Returning back to the discussion among the friends which has been referred at the entry of this article, the topic of Siwa came into the discussion and a heated one it became too. Siwa lovers in the group were describing their favourite Siwa in detail. The descriptions were not limited to the Siwa being Xiray or Gu’esh; they involved the strength colour, test, maturity etc. of the Siwa; be it Gu’esh or Xiray. Moreover, they described the situations where they would love to have Siwa, which varied from ordinary days, holidays, to different social gatherings. Some even went further in particularizing how they would love their Siwa in Melelik, a metal container, once modern when it replaced the traditional Wancha (a container made of cattle horn,) glasses or modern plastic cups.

However, the discussion took a dramatic turn to become a heated argument when one of the men said, “A good wife is one who knows how to make a good Siwa.” One of the girls replayed, “I don’t know how to make Siwa. And I don’t want to learn how. It’s just too much trouble and I don’t want to struggle with smock and fire in making Meteka. But I don’t think that makes me less of a woman.” The disagreement went on; men arguing that women should know how to make Siwa and women responding that they are not obliged to meet such chauvinist demand in the modern world. The debate got me thinking. I could understand where the girls’ argument was coming from. However, the issue goes beyond the inability and/or unwillingness of a few women to learn the traditional skill of making Siwa. For, if these women don’t know how to make Siwa, they won’t be able to pass of the skill to their children and so it would go on to the next generations. Where would that lead us to? From then on, I got drifted from the discussions into other thoughts of my own. I began reflecting on the issues of ‘modern world’ and ‘modernity’. I thought about what those ideas mean to us as Eritreans, as the youth. And in the so called ‘transformation’ whose responsibility it would be to preserve our precious traditions, such as making Siwa.

Modernism, as an idea, particularly refers to or is related to, the present or recent times. In general, it includes the aspirations and actions of those who think the existing traditional practices have become ill-fitted to their tasks and out-dated in the new economic, social, and political environment of an emerging new order in life. The traditional practices in question may include forms of art, architecture, literature, religious faith, philosophy, social organization, activities of daily life, and even the sciences. In this sense, modernism refers to the process of changing ways of the past for the better, to fit the demands of the present. However, in the post-colonial transformation of the African nations, modernism, sadly enough, has become to mean the absolute adaption of the ways of the western world; which is particularly characterized by moral relativism, autonomous individualism, narcissistic hedonism and reductive naturalism.

Well, culture is meant to be changed and modified; dynamism is the very nature of culture. However, change should not be pursued for the sake of change only.
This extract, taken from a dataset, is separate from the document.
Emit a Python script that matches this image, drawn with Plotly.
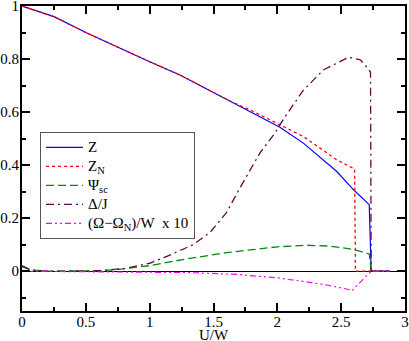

Change should mean progress; it ought to mean upward mobility; for the better too. For, when change is pursued just for the sake of it, it doesn’t only become meaningless but also, at times, detrimental. In this sense, progress oriented change becomes the selective promotion, alteration/modification or even sometimes amputation of constituents of tradition. That agreed upon, the absolute replication of western modernism would be in contradiction with progress oriented change. For the promotion, alteration/modification and exclusion of cultural traits is not selective; thus, it is irrational on the part of the repeater.
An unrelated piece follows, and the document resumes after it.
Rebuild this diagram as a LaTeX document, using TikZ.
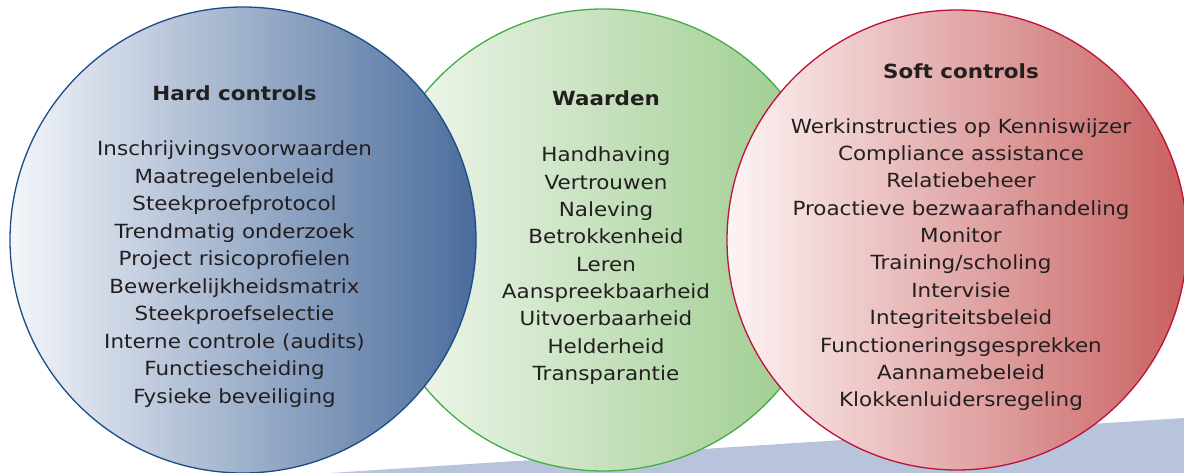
\documentclass[tikz,border=0pt]{standalone}
\usepackage{fontspec}
\setmainfont{DejaVu Sans}[FakeStretch=1.1]
\definecolor{txt}{HTML}{231F20}
\definecolor{bandc}{HTML}{B8C4DC}
\definecolor{blueL}{HTML}{F4F6FA}
\definecolor{blueR}{HTML}{4A6C9C}
\definecolor{blueB}{HTML}{1A4C88}
\definecolor{greenL}{HTML}{F5FAF3}
\definecolor{greenR}{HTML}{98C988}
\definecolor{greenB}{HTML}{45AD45}
\definecolor{redL}{HTML}{FDF4F4}
\definecolor{redR}{HTML}{C86060}
\definecolor{redB}{HTML}{C0103A}
\begin{document}
\begin{tikzpicture}[x=1pt,y=-1pt,
  ring/.style={circle, inner sep=0pt, outer sep=0pt, minimum size=#1, line width=1.3pt},
  ttl/.style={anchor=base, inner sep=0pt, text=txt, font=\fontsize{19.5}{23}\selectfont\bfseries},
  itm/.style={anchor=base, inner sep=0pt, text=txt, font=\fontsize{19.5}{23}\selectfont}]
\useasboundingbox (0,0) rectangle (1184,473);
\fill[bandc] (330,473) -- (1184,418) -- (1184,473) -- cycle;
\node[ring=462pt, draw=greenB, left color=greenL, right color=greenR] (mid) at (603,240) {};
\node[ring=466pt, draw=blueB, left color=blueL, right color=blueR] (lft) at (243,240) {};
\node[ring=460pt, draw=redB, left color=redL, right color=redR] (rgt) at (957,240) {};
\node[ttl] (hct) at (234.5,100.7) {Hard controls};
\foreach \t [count=\i] in {Inschrijvingsvoorwaarden, Maatregelenbeleid, Steekproefprotocol, Trendmatig onderzoek, Project risicoprofielen, Bewerkelijkheidsmatrix, Steekproefselectie, Interne controle (audits), Functiescheiding, Fysieke beveiliging}
  \node[itm] (hc\i) at (234.5,{155.7+(\i-1)*27.5}) {\t};
\node[ttl] (wt) at (606,106) {Waarden};
\foreach \t [count=\i] in {Handhaving, Vertrouwen, Naleving, Betrokkenheid, Leren, Aanspreekbaarheid, Uitvoerbaarheid, Helderheid, Transparantie}
  \node[itm] (w\i) at (606,{161.7+(\i-1)*27.35}) {\t};
\node[ttl] (sct) at (961,78.3) {Soft controls};
\foreach \t [count=\i] in {Werkinstructies op Kenniswijzer, Compliance assistance, Relatiebeheer, Proactieve bezwaarafhandeling, Monitor, Training/scholing, Intervisie, Integriteitsbeleid, Functioneringsgesprekken, Aannamebeleid, Klokkenluidersregeling}
  \node[itm] (sc\i) at (961,{133.3+(\i-1)*27.34}) {\t};
\end{tikzpicture}
\end{document}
By its very definition, tradition is the inherited and complex evolution of things; be it cultural, social, conventional, and institutional. It is the transmission of beliefs, customs, knowledge, and in general the way of doing things. Preserving tradition does not mean the conservation of obsolete traits of culture. It is rather the transmission of the useful ones, the modification/updating of the slightly out dated ones and the exclusion of the irredeemably obsolete or even contemporarily injurious ones. This process, however, is not an overnight evaluation homework; it rather ought to be a prudent course of evolution that would take place over a reasonable period of time. No matter how ridiculous it may seem for any ‘modernized’ contemporaries, there were, without a doubt, reasons for the creation, cultivation and transmission of any given tradition from generation to generation. And, it is these reasons that ought to be carefully evaluated before the decision to keep, alter or discard it is made. For, any given tradition is part of the identity of the ones who practice it. The disclamation of one tradition after another without rational resolution and the assimilation of the traditions of others one after another would be nothing less than rejection of one’s own identity in an attempt to be somebody else. And, one can never be someone else no matter how hard one tries to be; however close one gets to look like the later, one only remains a copycat. For, as it is said, “Bitter will not get any sweeter just because it is kept in a beehive.”
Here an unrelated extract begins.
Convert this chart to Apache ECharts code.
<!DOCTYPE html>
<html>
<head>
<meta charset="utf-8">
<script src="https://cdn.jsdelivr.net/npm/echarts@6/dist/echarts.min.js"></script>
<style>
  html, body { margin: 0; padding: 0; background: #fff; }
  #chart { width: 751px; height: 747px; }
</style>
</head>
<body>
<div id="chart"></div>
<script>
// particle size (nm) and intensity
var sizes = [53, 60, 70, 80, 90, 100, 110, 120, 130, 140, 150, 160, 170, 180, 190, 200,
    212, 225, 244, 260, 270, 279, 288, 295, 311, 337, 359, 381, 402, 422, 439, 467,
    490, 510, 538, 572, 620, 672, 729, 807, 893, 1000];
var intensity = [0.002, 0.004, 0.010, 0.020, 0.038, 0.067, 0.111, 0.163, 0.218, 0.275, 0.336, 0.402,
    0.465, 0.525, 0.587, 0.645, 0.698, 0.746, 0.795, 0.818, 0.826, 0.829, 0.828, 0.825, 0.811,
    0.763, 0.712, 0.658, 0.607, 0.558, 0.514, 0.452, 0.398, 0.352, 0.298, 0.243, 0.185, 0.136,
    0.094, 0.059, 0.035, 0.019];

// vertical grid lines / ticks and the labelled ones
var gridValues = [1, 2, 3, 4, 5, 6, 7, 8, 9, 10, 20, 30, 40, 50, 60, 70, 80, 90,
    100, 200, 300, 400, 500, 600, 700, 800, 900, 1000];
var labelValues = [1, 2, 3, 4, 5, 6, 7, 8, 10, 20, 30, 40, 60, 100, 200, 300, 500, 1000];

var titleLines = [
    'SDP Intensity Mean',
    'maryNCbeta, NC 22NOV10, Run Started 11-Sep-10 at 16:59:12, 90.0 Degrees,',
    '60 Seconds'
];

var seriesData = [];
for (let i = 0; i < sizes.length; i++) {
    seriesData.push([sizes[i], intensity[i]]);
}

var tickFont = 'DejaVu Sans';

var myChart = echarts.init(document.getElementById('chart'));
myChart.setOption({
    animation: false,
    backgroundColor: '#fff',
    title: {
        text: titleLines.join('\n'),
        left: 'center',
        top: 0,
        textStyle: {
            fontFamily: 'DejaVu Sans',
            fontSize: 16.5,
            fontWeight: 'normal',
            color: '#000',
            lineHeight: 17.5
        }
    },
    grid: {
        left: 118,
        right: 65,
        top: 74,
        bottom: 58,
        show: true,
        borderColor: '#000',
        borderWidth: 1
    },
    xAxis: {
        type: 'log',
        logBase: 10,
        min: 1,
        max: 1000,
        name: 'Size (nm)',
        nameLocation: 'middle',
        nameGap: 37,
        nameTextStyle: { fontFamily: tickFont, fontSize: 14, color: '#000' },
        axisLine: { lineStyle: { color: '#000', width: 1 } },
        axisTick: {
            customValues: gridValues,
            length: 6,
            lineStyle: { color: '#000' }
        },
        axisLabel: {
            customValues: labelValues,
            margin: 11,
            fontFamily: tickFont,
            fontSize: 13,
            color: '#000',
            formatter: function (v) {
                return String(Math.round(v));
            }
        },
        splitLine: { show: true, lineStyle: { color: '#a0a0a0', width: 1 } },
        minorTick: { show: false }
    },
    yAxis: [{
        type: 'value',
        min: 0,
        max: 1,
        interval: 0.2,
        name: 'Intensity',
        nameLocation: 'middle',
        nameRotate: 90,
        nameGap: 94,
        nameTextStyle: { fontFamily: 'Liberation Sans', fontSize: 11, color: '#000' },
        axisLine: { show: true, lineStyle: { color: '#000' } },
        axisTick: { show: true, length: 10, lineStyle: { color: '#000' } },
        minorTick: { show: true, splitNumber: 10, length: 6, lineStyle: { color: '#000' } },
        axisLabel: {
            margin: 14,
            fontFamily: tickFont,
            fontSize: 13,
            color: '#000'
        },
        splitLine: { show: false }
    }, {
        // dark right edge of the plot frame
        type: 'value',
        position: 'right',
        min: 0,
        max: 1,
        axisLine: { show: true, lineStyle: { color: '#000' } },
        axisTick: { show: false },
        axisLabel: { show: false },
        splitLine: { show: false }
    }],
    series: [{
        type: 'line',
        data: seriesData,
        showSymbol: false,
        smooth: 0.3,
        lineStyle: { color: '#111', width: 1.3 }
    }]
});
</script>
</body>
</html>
However, the problem with progress oriented change (modernity in its real sense) is the assigning of the responsibility of this careful modification or preservation of tradition. For, it is not as though the process is a panel discussion that ends with a voting. Thus, the million Nakfa question here is “Whose responsibility is it to preserve or modify traditions?” The answer, for me, is simple; everybody’s. Let’s see the issue through example and take the issue Siwa as one. If we agree that Siwa is one of the dearest cultural heritages of ours and the tradition ought to be preserved, whose responsibility shall it be to preserve this particular tradition in the age of beer in our urban centres? Women’s? Absolutely not. Had it been, say, 30 years ago where men assume the breadwinning role and women take the house hold chores, the task allocation might have seemed impeccable. However, today, where women are playing indispensible role in the undertaking of breadwinning in a number of households, how could the responsibility of house hold tasks be unanimously assigned to them? Here I’m not suggesting that men should learn how to make Siwa and assume the responsibility or brewing it equally with women. Oh, no! I am not even going there today, since the subject of division of labour in household chores is a big issue on its own. However, the fact remains that same; some of our beloved traditions, such as Siwa are/would be in a predicament under the threat of the trend of the so called ‘modernity’. And, I think it is reasonably agreeable, for everyone, if it is said that finding solution for this predicament is everyone’s responsibility.